Retype the data exactly, from its first line to the line containing "freq = np.geomspace(0.15, 30.7, 208)", including both, and skip any picture.

Source material:
• • •
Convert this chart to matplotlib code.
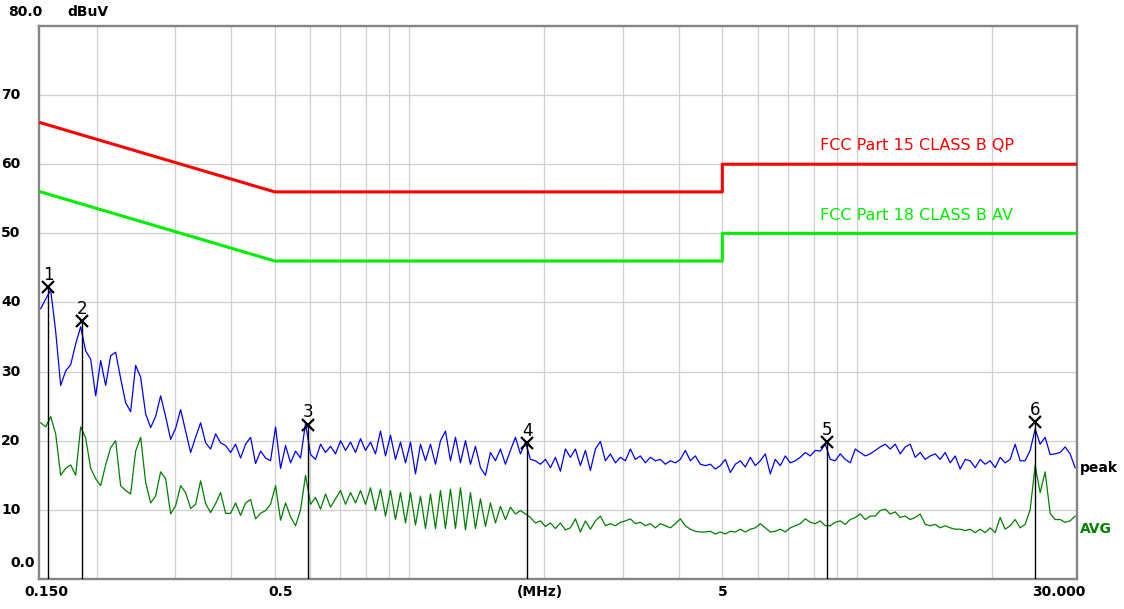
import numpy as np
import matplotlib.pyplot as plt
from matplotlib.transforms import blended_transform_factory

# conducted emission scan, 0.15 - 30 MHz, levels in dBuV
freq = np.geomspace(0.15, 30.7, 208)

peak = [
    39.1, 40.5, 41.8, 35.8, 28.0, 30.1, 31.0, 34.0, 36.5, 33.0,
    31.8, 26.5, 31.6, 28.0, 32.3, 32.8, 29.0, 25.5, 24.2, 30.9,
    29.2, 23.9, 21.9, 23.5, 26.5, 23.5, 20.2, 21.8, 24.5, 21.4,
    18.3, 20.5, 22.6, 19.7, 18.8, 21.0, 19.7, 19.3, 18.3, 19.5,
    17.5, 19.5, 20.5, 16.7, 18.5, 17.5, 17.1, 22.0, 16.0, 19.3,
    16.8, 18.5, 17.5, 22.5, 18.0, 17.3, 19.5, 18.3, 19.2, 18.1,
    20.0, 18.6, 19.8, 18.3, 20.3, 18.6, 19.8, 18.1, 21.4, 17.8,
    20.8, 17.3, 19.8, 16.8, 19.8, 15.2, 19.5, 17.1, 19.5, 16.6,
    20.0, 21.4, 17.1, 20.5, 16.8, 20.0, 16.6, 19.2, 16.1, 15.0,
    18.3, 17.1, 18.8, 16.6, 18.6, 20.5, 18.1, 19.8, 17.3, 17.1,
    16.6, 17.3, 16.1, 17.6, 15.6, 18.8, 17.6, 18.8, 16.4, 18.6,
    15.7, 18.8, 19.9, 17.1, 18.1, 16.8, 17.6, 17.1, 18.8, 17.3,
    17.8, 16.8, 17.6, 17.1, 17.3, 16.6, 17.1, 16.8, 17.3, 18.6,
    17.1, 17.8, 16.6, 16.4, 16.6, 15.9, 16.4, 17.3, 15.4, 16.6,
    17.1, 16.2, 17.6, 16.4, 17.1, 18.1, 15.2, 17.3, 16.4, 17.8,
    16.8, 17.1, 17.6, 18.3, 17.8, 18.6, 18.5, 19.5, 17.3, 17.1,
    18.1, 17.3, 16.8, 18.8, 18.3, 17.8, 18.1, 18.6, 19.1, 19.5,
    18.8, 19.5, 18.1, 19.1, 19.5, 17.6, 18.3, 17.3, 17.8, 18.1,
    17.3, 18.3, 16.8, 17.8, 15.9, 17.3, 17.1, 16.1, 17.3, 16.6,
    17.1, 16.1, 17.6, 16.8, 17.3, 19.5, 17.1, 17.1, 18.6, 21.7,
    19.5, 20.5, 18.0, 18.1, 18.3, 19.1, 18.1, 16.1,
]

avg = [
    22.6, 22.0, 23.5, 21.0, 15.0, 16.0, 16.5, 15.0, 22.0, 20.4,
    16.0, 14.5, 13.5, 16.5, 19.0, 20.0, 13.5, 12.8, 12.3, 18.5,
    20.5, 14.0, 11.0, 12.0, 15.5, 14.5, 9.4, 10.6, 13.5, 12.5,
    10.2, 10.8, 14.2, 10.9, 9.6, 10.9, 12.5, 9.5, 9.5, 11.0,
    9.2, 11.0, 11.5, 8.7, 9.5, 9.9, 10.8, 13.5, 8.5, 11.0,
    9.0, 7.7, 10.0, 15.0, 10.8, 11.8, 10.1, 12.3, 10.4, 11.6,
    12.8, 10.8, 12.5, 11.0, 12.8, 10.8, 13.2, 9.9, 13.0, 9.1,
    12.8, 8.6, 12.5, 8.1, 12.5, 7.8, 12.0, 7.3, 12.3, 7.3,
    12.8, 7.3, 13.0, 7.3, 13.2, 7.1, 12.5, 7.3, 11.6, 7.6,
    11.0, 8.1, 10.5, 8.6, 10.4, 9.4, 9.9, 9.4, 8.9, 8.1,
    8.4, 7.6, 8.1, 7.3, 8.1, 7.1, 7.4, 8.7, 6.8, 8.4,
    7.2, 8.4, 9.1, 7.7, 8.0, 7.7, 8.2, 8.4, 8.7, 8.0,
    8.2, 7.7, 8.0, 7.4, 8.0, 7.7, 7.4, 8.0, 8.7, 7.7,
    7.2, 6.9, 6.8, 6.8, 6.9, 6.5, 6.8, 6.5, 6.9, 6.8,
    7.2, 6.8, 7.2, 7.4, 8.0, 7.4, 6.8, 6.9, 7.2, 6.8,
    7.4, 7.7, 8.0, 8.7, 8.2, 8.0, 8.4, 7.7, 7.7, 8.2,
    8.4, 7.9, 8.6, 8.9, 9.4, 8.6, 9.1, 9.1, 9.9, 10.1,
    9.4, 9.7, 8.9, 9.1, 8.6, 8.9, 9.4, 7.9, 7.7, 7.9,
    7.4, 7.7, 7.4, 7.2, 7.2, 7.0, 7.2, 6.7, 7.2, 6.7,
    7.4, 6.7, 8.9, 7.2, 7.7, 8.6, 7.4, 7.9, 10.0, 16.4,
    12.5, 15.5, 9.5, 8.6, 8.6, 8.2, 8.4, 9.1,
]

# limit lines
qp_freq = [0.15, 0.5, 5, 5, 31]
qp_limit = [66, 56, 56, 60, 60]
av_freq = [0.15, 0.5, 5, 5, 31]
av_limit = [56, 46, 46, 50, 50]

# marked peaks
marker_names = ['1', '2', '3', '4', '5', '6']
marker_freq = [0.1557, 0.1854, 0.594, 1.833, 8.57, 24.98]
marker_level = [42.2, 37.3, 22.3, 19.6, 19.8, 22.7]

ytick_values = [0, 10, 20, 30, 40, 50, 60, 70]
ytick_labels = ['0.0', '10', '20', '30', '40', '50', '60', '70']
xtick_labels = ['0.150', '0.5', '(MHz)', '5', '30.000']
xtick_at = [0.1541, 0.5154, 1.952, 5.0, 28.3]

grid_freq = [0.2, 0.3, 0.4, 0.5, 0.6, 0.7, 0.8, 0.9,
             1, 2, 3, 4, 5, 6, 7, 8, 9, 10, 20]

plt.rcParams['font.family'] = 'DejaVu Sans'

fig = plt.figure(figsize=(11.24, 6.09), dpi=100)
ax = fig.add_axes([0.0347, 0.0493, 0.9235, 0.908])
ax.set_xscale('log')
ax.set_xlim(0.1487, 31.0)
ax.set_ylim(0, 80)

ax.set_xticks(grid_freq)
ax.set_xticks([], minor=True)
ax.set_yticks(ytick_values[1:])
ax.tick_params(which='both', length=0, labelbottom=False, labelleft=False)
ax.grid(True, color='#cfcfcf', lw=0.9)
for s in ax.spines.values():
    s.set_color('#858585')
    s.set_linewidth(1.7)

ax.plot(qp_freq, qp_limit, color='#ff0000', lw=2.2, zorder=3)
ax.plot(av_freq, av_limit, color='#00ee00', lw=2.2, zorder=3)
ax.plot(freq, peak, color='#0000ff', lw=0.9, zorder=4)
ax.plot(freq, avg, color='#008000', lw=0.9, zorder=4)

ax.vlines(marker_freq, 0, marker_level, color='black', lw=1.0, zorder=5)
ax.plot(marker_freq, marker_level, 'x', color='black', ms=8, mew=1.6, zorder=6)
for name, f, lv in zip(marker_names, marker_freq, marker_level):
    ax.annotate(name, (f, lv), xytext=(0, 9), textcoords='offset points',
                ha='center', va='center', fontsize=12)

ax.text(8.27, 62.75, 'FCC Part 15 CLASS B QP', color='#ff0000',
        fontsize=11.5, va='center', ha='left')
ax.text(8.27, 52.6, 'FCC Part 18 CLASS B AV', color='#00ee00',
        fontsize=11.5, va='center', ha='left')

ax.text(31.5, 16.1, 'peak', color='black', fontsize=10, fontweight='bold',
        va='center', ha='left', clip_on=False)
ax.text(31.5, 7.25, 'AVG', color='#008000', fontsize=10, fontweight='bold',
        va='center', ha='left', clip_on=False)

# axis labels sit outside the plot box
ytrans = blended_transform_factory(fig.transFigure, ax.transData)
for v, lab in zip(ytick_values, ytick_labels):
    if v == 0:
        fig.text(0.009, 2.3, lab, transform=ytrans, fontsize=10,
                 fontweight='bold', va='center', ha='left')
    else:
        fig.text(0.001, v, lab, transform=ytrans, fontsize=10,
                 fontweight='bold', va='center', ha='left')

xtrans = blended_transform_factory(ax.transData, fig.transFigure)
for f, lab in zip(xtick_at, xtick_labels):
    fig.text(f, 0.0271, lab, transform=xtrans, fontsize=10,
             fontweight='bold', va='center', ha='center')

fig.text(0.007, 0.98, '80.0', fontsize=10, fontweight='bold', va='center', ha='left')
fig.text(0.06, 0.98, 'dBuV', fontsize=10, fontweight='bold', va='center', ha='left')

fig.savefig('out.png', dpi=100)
• • •
Correct result:
Convert this chart to matplotlib code.
import numpy as np
import matplotlib.pyplot as plt
from matplotlib.transforms import blended_transform_factory

# conducted emission scan, 0.15 - 30 MHz, levels in dBuV
freq = np.geomspace(0.15, 30.7, 208)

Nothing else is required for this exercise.